Now that the case is class action, the landlord — simply referred to in court documents as 111-32 76th Avenue LLC — will possibly be paying out clients of Newman Ferrara hundreds of thousands of dollars.

It was determined through an investigation by the watchdog group Housing Rights Initiative (HRI) that the landlord had violating the J-51 tax abatement program and pushed the units out of regulation status.

Judge Timothy Dufficy said the holding company had been reaping the benefits of the tax abatements while failing to register them with the Division of Housing and Community Renewal, provide rent-stabilized leases and charge only the rent increases allowed under the law.
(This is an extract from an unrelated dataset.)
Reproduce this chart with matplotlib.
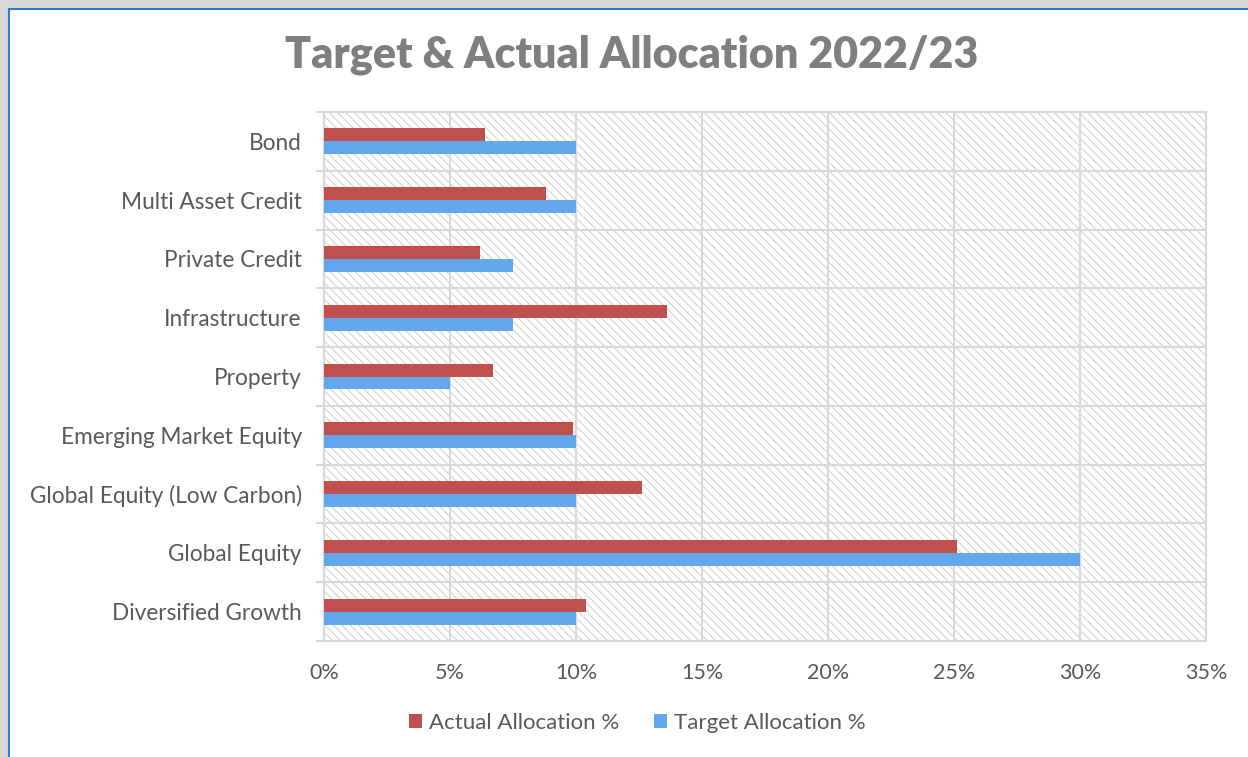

“It’s time for New York state to have a serious conversation about the enforcement of our rent of our rent stabilization system,” HRI Executive Director Aaron Carr said. “The customary indifference to fraud is beyond comprehension and belief.”

Tenants who rented from the defendant are eligible for reimbursement as long as they lived in the building prior to May 29, 2014.

The J-51 tax abatement is an incentive given to developers who revitalize and make other improvements to multi-family homes for a certain number of years.

J-51 tax breaks are given for 34 years to affordable housing complexes, according to the Furman Center, but most projects only get 14-year exemptions.

Most properties get abatements equal to 8.3 percent or 12.5 percent of the cost of work done each year for up to 20 years.

Editor’s note: An earlier version of this story incorrectly stated that HRI would receive proceeds from the lawsuit. We regret any confusion which may have resulted.